PROMPT >>
Retype exactly what runs from the first line of the data to the line with "0.00898, 0.00789, 0.00685]", keeping both of those lines and skipping pictures.

COLLECTED MATERIAL >>
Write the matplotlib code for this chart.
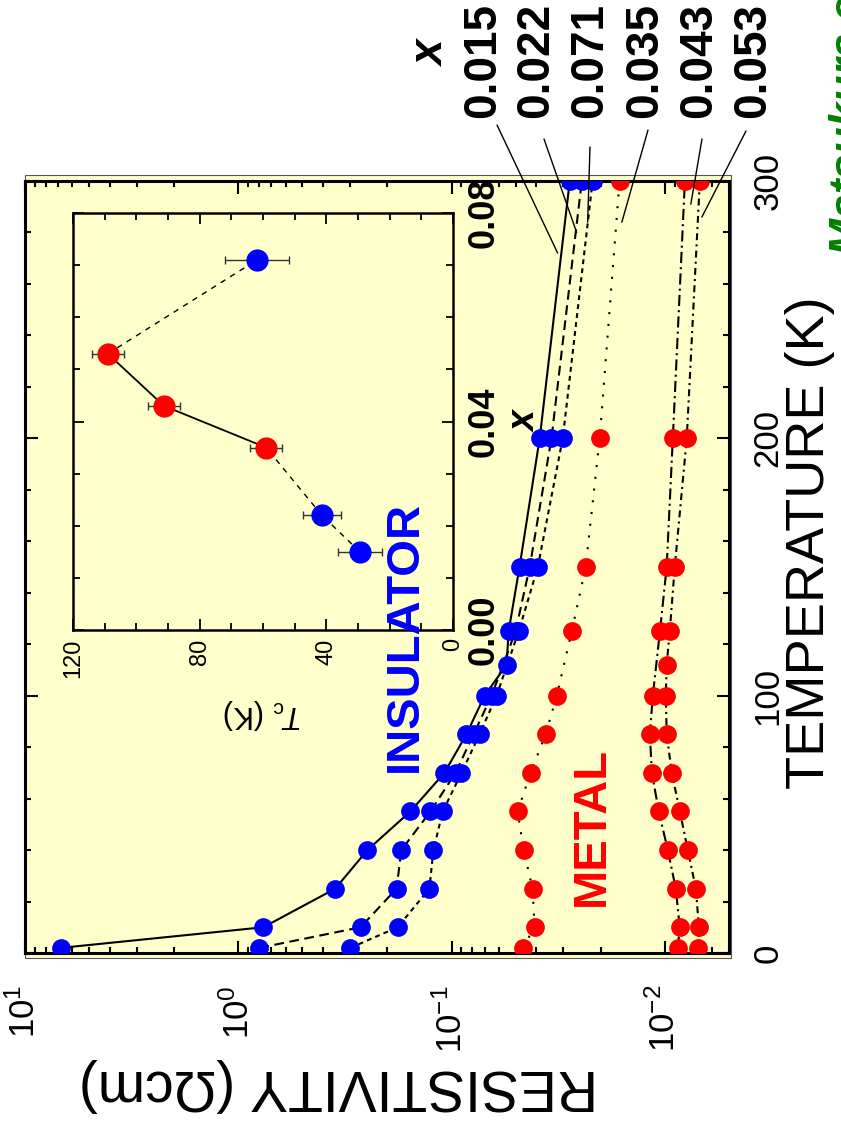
import matplotlib
matplotlib.use("Agg")
import matplotlib.pyplot as plt
from matplotlib.patches import Rectangle
from matplotlib.ticker import LogLocator, MultipleLocator, NullFormatter

plt.rcParams["font.family"] = ["Liberation Sans", "DejaVu Sans"]
plt.rcParams["mathtext.fontset"] = "custom"
plt.rcParams["mathtext.rm"] = "Liberation Sans"
plt.rcParams["mathtext.it"] = "Liberation Sans:italic"
plt.rcParams["mathtext.bf"] = "Liberation Sans:bold"
plt.rcParams["lines.scale_dashes"] = False

# resistivity (Ohm cm) vs temperature (K), one curve per Mn content x
t_015 = [2, 10, 25, 40, 55, 70, 85, 100, 112, 125, 150, 200, 300]
rho_015 = [6.78, 0.763, 0.351, 0.248, 0.156, 0.108, 0.0851, 0.070, 0.0552, 0.054, 0.048, 0.0386, 0.0279]

t_022 = [2, 10, 25, 40, 55, 70, 85, 100, 125, 150, 200, 300]
rho_022 = [0.796, 0.267, 0.181, 0.172, 0.1256, 0.0958, 0.0788, 0.0649, 0.0501, 0.0430, 0.0340, 0.0245]

t_071 = [2, 10, 25, 40, 55, 70, 85, 100, 125, 150, 200, 300]
rho_071 = [0.298, 0.179, 0.127, 0.1216, 0.110, 0.0898, 0.0739, 0.0615, 0.0484, 0.0394, 0.0301, 0.0218]

t_035 = [2, 10, 25, 40, 55, 70, 85, 100, 125, 150, 200, 300]
rho_035 = [0.0464, 0.0408, 0.0417, 0.0459, 0.0490, 0.0426, 0.0362, 0.0321, 0.0273, 0.0235, 0.0202, 0.0163]

t_043 = [2, 10, 25, 40, 55, 70, 85, 100, 125, 150, 200, 300]
rho_043 = [0.00869, 0.00851, 0.00888, 0.00968, 0.01067, 0.0115, 0.01175, 0.01138, 0.01054, 0.0098, 0.00917, 0.00805]

t_053 = [2, 10, 25, 40, 55, 70, 85, 100, 112, 125, 150, 200, 300]
rho_053 = [0.0070, 0.00692, 0.00715, 0.0078, 0.0085, 0.00927, 0.0098, 0.00989, 0.0098, 0.00948, 0.00898, 0.00789, 0.00685]

series_names = ["0.015", "0.022", "0.071", "0.035", "0.043", "0.053"]
series_t = [t_015, t_022, t_071, t_035, t_043, t_053]
series_rho = [rho_015, rho_022, rho_071, rho_035, rho_043, rho_053]
series_colors = ["blue", "blue", "blue", "red", "red", "red"]
series_styles = ["-", (0, (7, 4)), (0, (3.5, 3)), (0, (1.5, 7)),
                 (0, (8, 3, 1.5, 3)), (0, (5, 3, 1.5, 3))]

# where each label's leader line meets its curve (rho, T)
leader_ends = [(0.0318, 272), (0.0259, 280), (0.0230, 284),
               (0.0159, 284), (0.00755, 291), (0.0067, 286)]
leader_starts_px = [(497, 125), (544, 139), (590, 147), (648, 130), (702, 139), (746, 131)]
label_centers_px = [483, 536, 590, 645, 699, 753]

# inset: Curie temperature vs x
x_comp = [0.015, 0.022, 0.035, 0.043, 0.053, 0.071]
tc = [29.4, 41.4, 59.0, 91.3, 109.0, 61.9]
tc_err = [7, 6, 5, 5, 5, 10]
tc_colors = ["blue", "blue", "red", "red", "red", "blue"]
tc_links = ["--", "--", "-", "-", "--"]

W, H = 841, 1127
fig = plt.figure(figsize=(W / 100, H / 100), dpi=100)
fig.patch.set_facecolor("white")

bg = Rectangle((25 / W, 1 - 958 / H), (731 - 25) / W, (958 - 175) / H,
               transform=fig.transFigure, facecolor="#FFFFCC",
               edgecolor="#555555", lw=0.8, zorder=-1)
fig.add_artist(bg)

ax = fig.add_axes([25 / W, 1 - 953 / H, (729 - 25) / W, (953 - 181) / H])
ax.set_facecolor("#FFFFCC")
for sp in ax.spines.values():
    sp.set_linewidth(2.2)

for t, r, st in zip(series_t, series_rho, series_styles):
    ax.plot(r, t, color="black", lw=1.5, ls=st, zorder=2)
for t, r, c in zip(series_t, series_rho, series_colors):
    ax.plot(r, t, ls="none", marker="o", ms=13.5, mfc=c, mec=c, mew=0, zorder=3)

ax.set_xscale("log")
ax.set_xlim(10, 0.005)
ax.set_ylim(0, 300)
ax.xaxis.set_major_locator(LogLocator(base=10))
ax.xaxis.set_minor_locator(LogLocator(base=10, subs=range(2, 10)))
ax.xaxis.set_minor_formatter(NullFormatter())
ax.yaxis.set_major_locator(MultipleLocator(100))
ax.yaxis.set_minor_locator(MultipleLocator(20))

ax.tick_params(which="both", direction="in", top=True, bottom=True,
               left=True, right=True, width=1.5)
ax.tick_params(which="major", length=9)
ax.tick_params(which="minor", length=4)
ax.tick_params(axis="x", labelrotation=90, labelsize=25, pad=23)
ax.tick_params(axis="y", labelleft=False, labelright=True, labelrotation=90,
               labelsize=25, pad=16)
for lab in ax.get_yticklabels():
    lab.set_verticalalignment("center")

fig.text(338 / W, 1 - 1085 / H, "RESISTIVITY (\u03a9cm)", rotation=180,
         ha="center", va="center", fontsize=41)
fig.text(810 / W, 1 - 543 / H, "TEMPERATURE (K)", rotation=90,
         ha="center", va="center", fontsize=39)

# composition labels with leader lines
fig.text(432 / W, 1 - 67 / H, "x", rotation=90, ha="center", va="bottom",
         fontsize=33, fontweight="bold", fontstyle="italic")
for name, cx, start, end in zip(series_names, label_centers_px, leader_starts_px, leader_ends):
    fig.text(cx / W, 1 - 118 / H, name, rotation=90, ha="center", va="bottom",
             fontsize=33, fontweight="bold")
    ax.annotate("", xy=end, xycoords="data",
                xytext=(start[0] / W, 1 - start[1] / H), textcoords="figure fraction",
                arrowprops=dict(arrowstyle="-", lw=1.0, color="black",
                                shrinkA=0, shrinkB=0))

# inset
ax_in = fig.add_axes([73 / W, 1 - 630 / H, (453 - 73) / W, (630 - 213) / H])
ax_in.set_facecolor("#FFFFCC")
for sp in ax_in.spines.values():
    sp.set_linewidth(1.8)

for i, st in enumerate(tc_links):
    ax_in.plot(tc[i:i + 2], x_comp[i:i + 2], color="black",
               lw=1.0 if st == "--" else 1.3, ls=(0, (4, 4)) if st == "--" else "-",
               zorder=2)
ax_in.errorbar(tc, x_comp, xerr=tc_err, fmt="none", ecolor="#333333",
               elinewidth=1.0, capsize=3, capthick=1.0, zorder=3)
for t, xc, c in zip(tc, x_comp, tc_colors):
    ax_in.plot(t, xc, ls="none", marker="o", ms=16, mfc=c, mec=c, mew=0, zorder=4)

ax_in.set_xlim(120, 0)
ax_in.set_ylim(0, 0.08)
tc_ticks = [0, 40, 80, 120]
x_ticks = [0.0, 0.04, 0.08]
ax_in.set_xticks(tc_ticks, [str(v) for v in tc_ticks])
ax_in.set_yticks(x_ticks, [f"{v:.2f}" for v in x_ticks])
ax_in.xaxis.set_minor_locator(MultipleLocator(10))
ax_in.yaxis.set_minor_locator(MultipleLocator(0.01))
ax_in.tick_params(which="both", direction="in", top=True, bottom=True,
                  left=True, right=True, width=1.3)
ax_in.tick_params(which="major", length=8)
ax_in.tick_params(which="minor", length=5)
ax_in.tick_params(axis="x", labelrotation=90, labelsize=17, pad=6)
ax_in.tick_params(axis="y", labelleft=False, labelright=True, labelrotation=90,
                  labelsize=26, pad=10)
for lab in ax_in.get_yticklabels():
    lab.set_fontweight("bold")
    lab.set_verticalalignment("center")

ax_in.set_xlabel(r"$T_{\mathrm{c}}$ (K)", rotation=180, fontsize=22, labelpad=14)
ax_in.yaxis.set_label_position("right")
ax_in.set_ylabel("x", rotation=90, fontsize=27, fontweight="bold",
                 fontstyle="italic", labelpad=4)

# phase labels drawn above the inset
fig.text(0.166, 123, "INSULATOR", transform=ax.transData, rotation=90,
         ha="center", va="center", fontsize=34, fontweight="bold", color="blue",
         zorder=5)
fig.text(0.022, 49, "METAL", transform=ax.transData, rotation=90,
         ha="center", va="center", fontsize=34, fontweight="bold", color="red",
         zorder=5)

fig.text(861 / W, 1 - 255 / H, "Matsukura et al.", rotation=90,
         rotation_mode="anchor", ha="left", va="baseline", fontsize=32,
         fontweight="bold", fontstyle="italic", color="#008000")

fig.savefig("out.png", dpi=100)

RESPONSE TO THIS TASK >>
Write the matplotlib code for this chart.
import matplotlib
matplotlib.use("Agg")
import matplotlib.pyplot as plt
from matplotlib.patches import Rectangle
from matplotlib.ticker import LogLocator, MultipleLocator, NullFormatter

plt.rcParams["font.family"] = ["Liberation Sans", "DejaVu Sans"]
plt.rcParams["mathtext.fontset"] = "custom"
plt.rcParams["mathtext.rm"] = "Liberation Sans"
plt.rcParams["mathtext.it"] = "Liberation Sans:italic"
plt.rcParams["mathtext.bf"] = "Liberation Sans:bold"
plt.rcParams["lines.scale_dashes"] = False

# resistivity (Ohm cm) vs temperature (K), one curve per Mn content x
t_015 = [2, 10, 25, 40, 55, 70, 85, 100, 112, 125, 150, 200, 300]
rho_015 = [6.78, 0.763, 0.351, 0.248, 0.156, 0.108, 0.0851, 0.070, 0.0552, 0.054, 0.048, 0.0386, 0.0279]

t_022 = [2, 10, 25, 40, 55, 70, 85, 100, 125, 150, 200, 300]
rho_022 = [0.796, 0.267, 0.181, 0.172, 0.1256, 0.0958, 0.0788, 0.0649, 0.0501, 0.0430, 0.0340, 0.0245]

t_071 = [2, 10, 25, 40, 55, 70, 85, 100, 125, 150, 200, 300]
rho_071 = [0.298, 0.179, 0.127, 0.1216, 0.110, 0.0898, 0.0739, 0.0615, 0.0484, 0.0394, 0.0301, 0.0218]

t_035 = [2, 10, 25, 40, 55, 70, 85, 100, 125, 150, 200, 300]
rho_035 = [0.0464, 0.0408, 0.0417, 0.0459, 0.0490, 0.0426, 0.0362, 0.0321, 0.0273, 0.0235, 0.0202, 0.0163]

t_043 = [2, 10, 25, 40, 55, 70, 85, 100, 125, 150, 200, 300]
rho_043 = [0.00869, 0.00851, 0.00888, 0.00968, 0.01067, 0.0115, 0.01175, 0.01138, 0.01054, 0.0098, 0.00917, 0.00805]

t_053 = [2, 10, 25, 40, 55, 70, 85, 100, 112, 125, 150, 200, 300]
rho_053 = [0.0070, 0.00692, 0.00715, 0.0078, 0.0085, 0.00927, 0.0098, 0.00989, 0.0098, 0.00948, 0.00898, 0.00789, 0.00685]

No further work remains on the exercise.